Bİr Emek Baharı Daha

 

Türkiye çapında, 2010 yılının ilk aylarına damgasını vuran sınıf mücadeleleri oldu. 2003'ten beri uluslararası olarak yükselişte olan mücade dalgası sonunda Türkiye'de yansımasını bulurken, ülkedeki işçi sınıfı da, mücadele içerisindeki işçilerin de değimiyle, 90'lardaki mücadelelerin yenilgisinin ardından üzerinde birikmiş "ölü toprağı"nı atmaya koyuldu.

 

Son aylarda gündemden düşmeyen, hem Türkiye'deki hem de uluslararası işçi hareketi için büyük bir öneme sahip olan TEKEL mücadelesinin yanı sıra, sadece İstanbul'da İSKİ, Samatya, İtfaiye, Marmaray, Sinter Metal, Esenyurt Belediyesi, Atık kağıt, Atv-Sabah işçileri geçtiğimiz kış ve bahar aylarında mücadeledeydiler.

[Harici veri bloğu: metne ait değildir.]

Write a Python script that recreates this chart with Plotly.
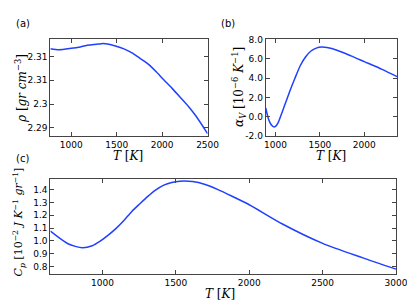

Onların yanı sıra, İzmir'de TARİŞ işçilerinin mücadeleleri gerçekleşti. Gaziantep'teki Çemen Tekstil fabrikasında çalışan işçiler greve gittiler.  Diyarbakır'daki İnci, Bloksan, Çağdaş, Saran, GAP, Diyari, Dicle, Topraksan, Kilsan ve Eba fabrikalarında çalışan Tuğla işçileri, sendika-dışı bir grev gerçekleştirdiler ve %28'lik bir ücret artışı kazandılar. TEKEL işçilerine destek verdiği için işten atılan Tübitak işçisi Aynur Çamalan ve daha önce Tübitak'tan atılmış işçilerin mücadeleleri Ankara'da devam ediyor. 17 Ocak, 1 Nisan gibi TEKEL ile dayanışma eylemlerinin yapıldığı günlerde, şöförlerden petrol işçilerine, inşaat işçilerinden öğretmenlere, itfayecilere pek çok işçi sokaklardaydı. Hükümet, hem bu mücadele artışından, hem de bu mücadeleler sürecinde itibarlarını kaybetmiş sendikaların çehresini kurtarmak için, Taksim'de 1 Mayıs kutlamalarına izin vereceğini duyurdu.

 

Önümüzdeki süreç ne getirecek bilemeyiz, fakat şurası kesin ki işçi sınıfı bir emek baharı daha yaratmış, mücadeleleriyle gündeme tekrar oturmuştur.